By the time you read this column, the outcome of the US presidential election should be known - or not, as the case may be, if it is left to the lawyers rather than the voters to decide. The latter result would send the markets into a tailspin of uncertainty and, if it took several months to resolve, it's impossible to know how much damage might be done in the meantime to financial markets.
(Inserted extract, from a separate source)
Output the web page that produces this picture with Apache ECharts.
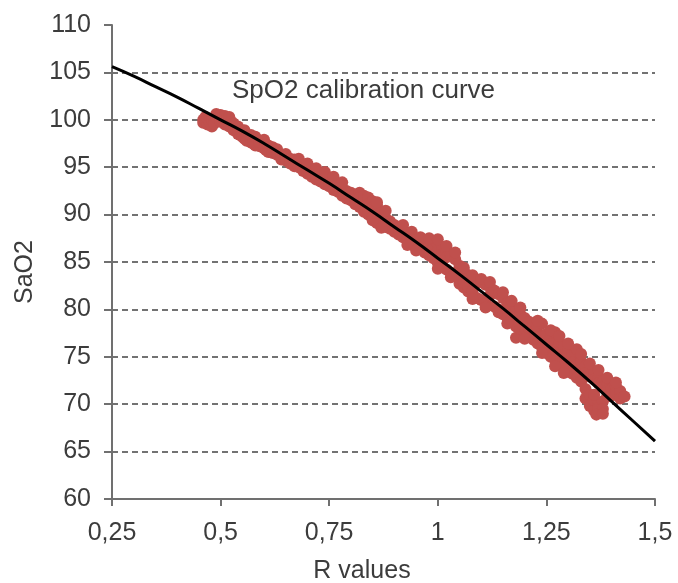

Yet, initially at least, a clear-cut win will be greeted with huge relief on Wall Street, whoever the victor, and with luck it will act as a signal for the resumption of normal levels of business activity. As we've approached the election, there has been a marked slowdown in the economy. A wait and see mentality has crept into business thinking and decision making, even though most commentators agree that the broad thrust of macroeconomic policy will be little different whoever ends up in the White House for the next four years. This economic soft patch has by no means been confined to the US. We've felt it here in Britain, and in Europe too.

Conventional wisdom is that whatever the outcome, the winner will be forced as a matter of urgency to address America's burgeoning twin deficits. Only the election has prevented earlier action. Of course, if either Bush or Kerry were to do this, it wouldn't immediately be terribly good for economic growth. Raising taxes or cutting spending to reduce the budget deficit would be economically deflationary. Likewise, the trade deficit cannot be properly eased without a substantial further weakening in the dollar.

Of the two, Mr Bush ought to be in the better position to deal with the twin deficits, if only because he doesn't have to win another election.

Mr Kerry, by contrast, will have to ensure that four years hence the economy is again in a strong growth phase to be sure of a second term. Yet in practice, I doubt whether either of them will be in any hurry to address the deficits, Mr Bush because he believes the problem to be self correcting as his tax cutting measures feed through into stronger economic growth, and Mr Kerry because he needs a strong economy to deliver a second term.

Whatever the outcome, it would be unwise to count on any kind of an economic renaissance in the next four years. A whole array of economic problems have lately been swept under the carpet, not least the possibility of a return of inflation. The Federal Reserve has already delayed far too long in addressing a clear build up of inflationary pressures in the US economy, and cannot be expected to sit on its hands for much longer. That further muddies the economic outlook.

In the end, the result of the election may not make much difference. The only thing we know for sure is that the victor faces economic challenges as awesome as any in the modern political age. Yet curiously, the election never turned on them. The outcome will have been determined more by the war in Iraq and considerations of national security than any policy differentiation on the economy.

Ryanair resurgent

Michael O'Leary appears to have been too gloomy when he warned on profits last January, unusually for the ebullient boss of Ryanair. Then he foresaw declines in passenger yields of 5-10 per cent for the first half and 10-20 per cent for the second. In fact, the fall for the first half is only 5 per cent, reduced to just three in the second quarter. Mr O'Leary is also slimming his estimate of the decline for the second half to just 5-10 per cent. The shares danced for joy, even though the cause of all this good news is paradoxically the high oil price, the very thing that Mr O'Leary thought would cause him to nose dive. As it happens, the imposition of fuel surcharges by the likes of British Airways has allowed him to stay competitive at fares which are quite a bit higher than he anticipated. Whether this will delay or even render unnecessary the once anticipated bloodbath among low cost operators this winter is another matter.